## Set problem:
What follows is a listing; give it again exactly, in its entirety.

## Available data:
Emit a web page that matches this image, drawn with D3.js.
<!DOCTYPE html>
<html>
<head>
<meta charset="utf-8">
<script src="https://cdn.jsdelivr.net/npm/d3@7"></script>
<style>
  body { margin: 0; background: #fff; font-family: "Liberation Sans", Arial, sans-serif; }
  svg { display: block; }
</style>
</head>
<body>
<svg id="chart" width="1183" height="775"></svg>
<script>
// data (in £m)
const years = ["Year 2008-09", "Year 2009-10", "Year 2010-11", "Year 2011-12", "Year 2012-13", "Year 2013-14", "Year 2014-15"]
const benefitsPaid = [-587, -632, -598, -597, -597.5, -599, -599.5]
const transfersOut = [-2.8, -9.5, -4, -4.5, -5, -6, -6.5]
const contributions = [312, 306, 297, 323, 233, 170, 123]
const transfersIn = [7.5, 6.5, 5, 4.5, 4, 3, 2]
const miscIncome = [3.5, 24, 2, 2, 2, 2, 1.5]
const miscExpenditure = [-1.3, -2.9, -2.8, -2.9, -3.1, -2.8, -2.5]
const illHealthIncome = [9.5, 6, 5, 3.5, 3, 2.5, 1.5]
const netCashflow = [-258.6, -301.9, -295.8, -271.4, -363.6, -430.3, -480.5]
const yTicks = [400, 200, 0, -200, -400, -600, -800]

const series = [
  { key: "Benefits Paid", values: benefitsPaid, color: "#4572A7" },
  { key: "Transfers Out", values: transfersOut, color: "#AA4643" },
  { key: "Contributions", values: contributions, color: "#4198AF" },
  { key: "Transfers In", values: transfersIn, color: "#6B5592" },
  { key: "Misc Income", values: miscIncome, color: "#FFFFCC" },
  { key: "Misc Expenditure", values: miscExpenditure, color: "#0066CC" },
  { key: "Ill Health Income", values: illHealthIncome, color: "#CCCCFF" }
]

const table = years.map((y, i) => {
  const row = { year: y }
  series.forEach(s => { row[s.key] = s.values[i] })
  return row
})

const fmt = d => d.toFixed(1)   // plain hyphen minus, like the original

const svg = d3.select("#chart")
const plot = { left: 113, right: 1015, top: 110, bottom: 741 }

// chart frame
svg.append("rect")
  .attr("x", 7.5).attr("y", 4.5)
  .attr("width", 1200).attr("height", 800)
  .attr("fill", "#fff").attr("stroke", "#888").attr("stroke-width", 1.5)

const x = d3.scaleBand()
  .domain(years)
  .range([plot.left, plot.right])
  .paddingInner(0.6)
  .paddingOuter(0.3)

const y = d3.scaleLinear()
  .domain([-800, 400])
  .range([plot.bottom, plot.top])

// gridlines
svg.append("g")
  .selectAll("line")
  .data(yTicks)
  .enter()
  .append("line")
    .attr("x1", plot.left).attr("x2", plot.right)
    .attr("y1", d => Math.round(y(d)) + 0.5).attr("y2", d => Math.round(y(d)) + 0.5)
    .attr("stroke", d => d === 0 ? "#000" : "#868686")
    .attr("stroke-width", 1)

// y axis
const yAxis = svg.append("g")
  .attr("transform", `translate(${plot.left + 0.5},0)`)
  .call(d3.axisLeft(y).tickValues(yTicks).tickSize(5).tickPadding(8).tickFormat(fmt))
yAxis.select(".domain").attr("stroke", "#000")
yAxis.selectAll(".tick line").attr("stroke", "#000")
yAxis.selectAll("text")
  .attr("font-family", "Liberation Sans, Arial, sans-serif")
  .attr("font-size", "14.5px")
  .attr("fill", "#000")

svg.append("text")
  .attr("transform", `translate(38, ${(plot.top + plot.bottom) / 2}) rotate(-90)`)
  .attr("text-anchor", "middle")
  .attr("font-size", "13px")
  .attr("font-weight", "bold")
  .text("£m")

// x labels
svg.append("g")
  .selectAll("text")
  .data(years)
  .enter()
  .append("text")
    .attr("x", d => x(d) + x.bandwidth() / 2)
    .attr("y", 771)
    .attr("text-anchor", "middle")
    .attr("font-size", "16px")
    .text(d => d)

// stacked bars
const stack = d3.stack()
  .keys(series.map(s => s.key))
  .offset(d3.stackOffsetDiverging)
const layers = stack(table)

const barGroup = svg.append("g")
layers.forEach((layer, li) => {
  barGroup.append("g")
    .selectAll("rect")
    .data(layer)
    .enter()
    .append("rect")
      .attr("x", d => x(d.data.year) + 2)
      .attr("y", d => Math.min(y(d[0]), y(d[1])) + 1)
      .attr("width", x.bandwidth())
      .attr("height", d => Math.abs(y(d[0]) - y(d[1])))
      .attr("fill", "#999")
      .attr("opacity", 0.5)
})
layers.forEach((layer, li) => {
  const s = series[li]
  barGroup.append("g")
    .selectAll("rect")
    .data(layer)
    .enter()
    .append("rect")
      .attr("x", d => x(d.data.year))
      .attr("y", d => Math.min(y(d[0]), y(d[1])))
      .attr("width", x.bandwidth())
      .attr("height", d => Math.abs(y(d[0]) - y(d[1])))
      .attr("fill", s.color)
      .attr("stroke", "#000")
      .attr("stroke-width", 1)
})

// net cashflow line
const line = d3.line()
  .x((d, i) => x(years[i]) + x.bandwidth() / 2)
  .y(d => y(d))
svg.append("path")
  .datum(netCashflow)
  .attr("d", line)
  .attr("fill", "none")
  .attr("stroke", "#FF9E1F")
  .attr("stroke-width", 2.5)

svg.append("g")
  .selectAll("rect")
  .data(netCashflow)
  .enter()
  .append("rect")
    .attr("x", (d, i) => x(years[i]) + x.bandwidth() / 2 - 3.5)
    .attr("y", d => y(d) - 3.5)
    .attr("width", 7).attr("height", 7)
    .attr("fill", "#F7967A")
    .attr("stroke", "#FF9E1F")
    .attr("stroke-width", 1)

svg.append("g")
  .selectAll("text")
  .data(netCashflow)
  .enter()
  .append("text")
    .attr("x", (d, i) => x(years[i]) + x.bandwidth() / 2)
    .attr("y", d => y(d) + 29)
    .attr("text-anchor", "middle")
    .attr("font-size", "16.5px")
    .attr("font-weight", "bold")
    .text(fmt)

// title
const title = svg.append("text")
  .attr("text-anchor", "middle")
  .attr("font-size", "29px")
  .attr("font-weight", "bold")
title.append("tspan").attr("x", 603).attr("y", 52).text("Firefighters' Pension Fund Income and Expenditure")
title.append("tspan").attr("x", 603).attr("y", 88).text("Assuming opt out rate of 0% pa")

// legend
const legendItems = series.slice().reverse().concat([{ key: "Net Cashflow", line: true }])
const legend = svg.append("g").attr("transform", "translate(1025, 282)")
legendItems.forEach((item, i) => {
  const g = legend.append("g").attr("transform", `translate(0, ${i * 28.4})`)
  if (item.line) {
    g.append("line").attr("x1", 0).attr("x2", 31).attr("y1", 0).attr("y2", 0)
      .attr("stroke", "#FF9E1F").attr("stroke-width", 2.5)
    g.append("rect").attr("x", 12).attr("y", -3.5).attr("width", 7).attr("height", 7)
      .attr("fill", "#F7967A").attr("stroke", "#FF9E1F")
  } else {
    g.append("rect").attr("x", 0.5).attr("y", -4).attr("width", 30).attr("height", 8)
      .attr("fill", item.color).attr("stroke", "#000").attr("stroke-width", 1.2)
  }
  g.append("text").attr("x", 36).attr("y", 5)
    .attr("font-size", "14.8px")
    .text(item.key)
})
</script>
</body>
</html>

## Answer to the problem:
Emit a web page that matches this image, drawn with D3.js.
<!DOCTYPE html>
<html>
<head>
<meta charset="utf-8">
<script src="https://cdn.jsdelivr.net/npm/d3@7"></script>
<style>
  body { margin: 0; background: #fff; font-family: "Liberation Sans", Arial, sans-serif; }
  svg { display: block; }
</style>
</head>
<body>
<svg id="chart" width="1183" height="775"></svg>
<script>
// data (in £m)
const years = ["Year 2008-09", "Year 2009-10", "Year 2010-11", "Year 2011-12", "Year 2012-13", "Year 2013-14", "Year 2014-15"]
const benefitsPaid = [-587, -632, -598, -597, -597.5, -599, -599.5]
const transfersOut = [-2.8, -9.5, -4, -4.5, -5, -6, -6.5]
const contributions = [312, 306, 297, 323, 233, 170, 123]
const transfersIn = [7.5, 6.5, 5, 4.5, 4, 3, 2]
const miscIncome = [3.5, 24, 2, 2, 2, 2, 1.5]
const miscExpenditure = [-1.3, -2.9, -2.8, -2.9, -3.1, -2.8, -2.5]
const illHealthIncome = [9.5, 6, 5, 3.5, 3, 2.5, 1.5]
const netCashflow = [-258.6, -301.9, -295.8, -271.4, -363.6, -430.3, -480.5]
const yTicks = [400, 200, 0, -200, -400, -600, -800]

const series = [
  { key: "Benefits Paid", values: benefitsPaid, color: "#4572A7" },
  { key: "Transfers Out", values: transfersOut, color: "#AA4643" },
  { key: "Contributions", values: contributions, color: "#4198AF" },
  { key: "Transfers In", values: transfersIn, color: "#6B5592" },
  { key: "Misc Income", values: miscIncome, color: "#FFFFCC" },
  { key: "Misc Expenditure", values: miscExpenditure, color: "#0066CC" },
  { key: "Ill Health Income", values: illHealthIncome, color: "#CCCCFF" }
]

const table = years.map((y, i) => {
  const row = { year: y }
  series.forEach(s => { row[s.key] = s.values[i] })
  return row
})

const fmt = d => d.toFixed(1)   // plain hyphen minus, like the original

const svg = d3.select("#chart")
const plot = { left: 113, right: 1015, top: 110, bottom: 741 }

// chart frame
svg.append("rect")
  .attr("x", 7.5).attr("y", 4.5)
  .attr("width", 1200).attr("height", 800)
  .attr("fill", "#fff").attr("stroke", "#888").attr("stroke-width", 1.5)

const x = d3.scaleBand()
  .domain(years)
  .range([plot.left, plot.right])
  .paddingInner(0.6)
  .paddingOuter(0.3)

const y = d3.scaleLinear()
  .domain([-800, 400])
  .range([plot.bottom, plot.top])

// gridlines
svg.append("g")
  .selectAll("line")
  .data(yTicks)
  .enter()
  .append("line")
    .attr("x1", plot.left).attr("x2", plot.right)
    .attr("y1", d => Math.round(y(d)) + 0.5).attr("y2", d => Math.round(y(d)) + 0.5)
    .attr("stroke", d => d === 0 ? "#000" : "#868686")
    .attr("stroke-width", 1)

// y axis
const yAxis = svg.append("g")
  .attr("transform", `translate(${plot.left + 0.5},0)`)
  .call(d3.axisLeft(y).tickValues(yTicks).tickSize(5).tickPadding(8).tickFormat(fmt))
yAxis.select(".domain").attr("stroke", "#000")
yAxis.selectAll(".tick line").attr("stroke", "#000")
yAxis.selectAll("text")
  .attr("font-family", "Liberation Sans, Arial, sans-serif")
  .attr("font-size", "14.5px")
  .attr("fill", "#000")

svg.append("text")
  .attr("transform", `translate(38, ${(plot.top + plot.bottom) / 2}) rotate(-90)`)
  .attr("text-anchor", "middle")
  .attr("font-size", "13px")
  .attr("font-weight", "bold")
  .text("£m")

// x labels
svg.append("g")
  .selectAll("text")
  .data(years)
  .enter()
  .append("text")
    .attr("x", d => x(d) + x.bandwidth() / 2)
    .attr("y", 771)
    .attr("text-anchor", "middle")
    .attr("font-size", "16px")
    .text(d => d)

// stacked bars
const stack = d3.stack()
  .keys(series.map(s => s.key))
  .offset(d3.stackOffsetDiverging)
const layers = stack(table)

const barGroup = svg.append("g")
layers.forEach((layer, li) => {
  barGroup.append("g")
    .selectAll("rect")
    .data(layer)
    .enter()
    .append("rect")
      .attr("x", d => x(d.data.year) + 2)
      .attr("y", d => Math.min(y(d[0]), y(d[1])) + 1)
      .attr("width", x.bandwidth())
      .attr("height", d => Math.abs(y(d[0]) - y(d[1])))
      .attr("fill", "#999")
      .attr("opacity", 0.5)
})
layers.forEach((layer, li) => {
  const s = series[li]
  barGroup.append("g")
    .selectAll("rect")
    .data(layer)
    .enter()
    .append("rect")
      .attr("x", d => x(d.data.year))
      .attr("y", d => Math.min(y(d[0]), y(d[1])))
      .attr("width", x.bandwidth())
      .attr("height", d => Math.abs(y(d[0]) - y(d[1])))
      .attr("fill", s.color)
      .attr("stroke", "#000")
      .attr("stroke-width", 1)
})

// net cashflow line
const line = d3.line()
  .x((d, i) => x(years[i]) + x.bandwidth() / 2)
  .y(d => y(d))
svg.append("path")
  .datum(netCashflow)
  .attr("d", line)
  .attr("fill", "none")
  .attr("stroke", "#FF9E1F")
  .attr("stroke-width", 2.5)

svg.append("g")
  .selectAll("rect")
  .data(netCashflow)
  .enter()
  .append("rect")
    .attr("x", (d, i) => x(years[i]) + x.bandwidth() / 2 - 3.5)
    .attr("y", d => y(d) - 3.5)
    .attr("width", 7).attr("height", 7)
    .attr("fill", "#F7967A")
    .attr("stroke", "#FF9E1F")
    .attr("stroke-width", 1)

svg.append("g")
  .selectAll("text")
  .data(netCashflow)
  .enter()
  .append("text")
    .attr("x", (d, i) => x(years[i]) + x.bandwidth() / 2)
    .attr("y", d => y(d) + 29)
    .attr("text-anchor", "middle")
    .attr("font-size", "16.5px")
    .attr("font-weight", "bold")
    .text(fmt)

// title
const title = svg.append("text")
  .attr("text-anchor", "middle")
  .attr("font-size", "29px")
  .attr("font-weight", "bold")
title.append("tspan").attr("x", 603).attr("y", 52).text("Firefighters' Pension Fund Income and Expenditure")
title.append("tspan").attr("x", 603).attr("y", 88).text("Assuming opt out rate of 0% pa")

// legend
const legendItems = series.slice().reverse().concat([{ key: "Net Cashflow", line: true }])
const legend = svg.append("g").attr("transform", "translate(1025, 282)")
legendItems.forEach((item, i) => {
  const g = legend.append("g").attr("transform", `translate(0, ${i * 28.4})`)
  if (item.line) {
    g.append("line").attr("x1", 0).attr("x2", 31).attr("y1", 0).attr("y2", 0)
      .attr("stroke", "#FF9E1F").attr("stroke-width", 2.5)
    g.append("rect").attr("x", 12).attr("y", -3.5).attr("width", 7).attr("height", 7)
      .attr("fill", "#F7967A").attr("stroke", "#FF9E1F")
  } else {
    g.append("rect").attr("x", 0.5).attr("y", -4).attr("width", 30).attr("height", 8)
      .attr("fill", item.color).attr("stroke", "#000").attr("stroke-width", 1.2)
  }
  g.append("text").attr("x", 36).attr("y", 5)
    .attr("font-size", "14.8px")
    .text(item.key)
})
</script>
</body>
</html>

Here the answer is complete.